アスワス・ダモダラン教授は、この結果から3つのインプリケーションを引き出している:
- 黒字だからといって成功したというのに十分なわけではない。
- 企業統治は必要。企業が超過リターンを本当に上げているか、第3者からの検証が必要。
- 企業は肥えた子牛ではない。政治家やESGなど「道徳家たち」は企業をお財布代わりに扱っている。
従前から偽善的主張に対する不快感を表明し続けているダモダラン教授は、3つ目の点について次のように書いている。
両方のグループ(政治家と道徳家)は暗黙のうちに、企業が少なくとも全体として莫大な利益を上げており、儲けの一部を他のステークホルダーのために分け与える(1つ目のグループなら売値の引き下げ、2つ目のグループなら社会保障政策の推進)ことが可能と仮定しているようだ。

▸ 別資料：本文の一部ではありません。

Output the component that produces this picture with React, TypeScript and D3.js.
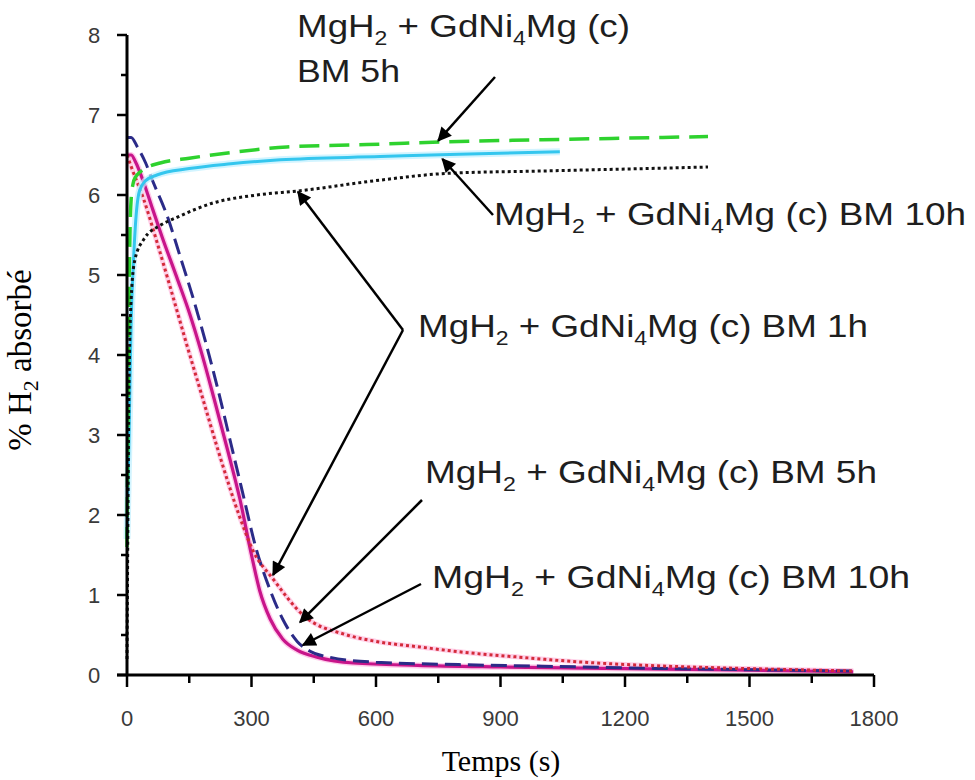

この仮定は一部企業には当てはまるだろうが、ほとんどの企業では何十年もの間利益を得るのが困難になってきており、事業創出のために調達した資本のコストをカバーするのに十分な儲けを得るのはさらに遠のいている。
そうした伸びきった企業に対し、世界をよくするためにもっとお金を使えと願うのは、プレッシャーの下で力尽きてしまう確率を高めるだけだろう。
ダモダラン教授は、見ていていやになるほど数字に強い。
この観察が完全な見当違いである確率はかなり低いだろう。
そこで2つ大きな疑問が沸く。
- 米国をはじめ多くの国では、前世紀終わり頃から労働分配率が低下し、資本が厚遇されてきたように見えるが、それと矛盾しないか。
- 仮に7割ほどの企業が資本コストを稼げていないのなら、近年の株高はなぜ起こりえたのか。
ただし、これも必ずしも数学的な矛盾を示すものではない。
すぐに思いつく仮説を挙げるだけでも
- 勝者総取りの社会・市場となり、リターンや株価上昇が一部企業に偏在する傾向がある。
- 市場の要求する資本コストが本来要求すべき水準より低いために株価が上昇しうる。
(ダモダラン教授によるリスクプレミアム計算は債券デフォルト確率に基づく積み上げ法であるため。)
これが正しく、さらに修正する場合、株価は調整する。
仮にこうした推測に当たっているところがある場合、そのインプリケーションはこうなる:
奉加帳を持っていくべき先は、超過リターンを上げているような大儲け企業に限るべき。
一部すでに実現しているとは思うが、新自由主義を捨てられない社会では徹底しにくい考え方だろう。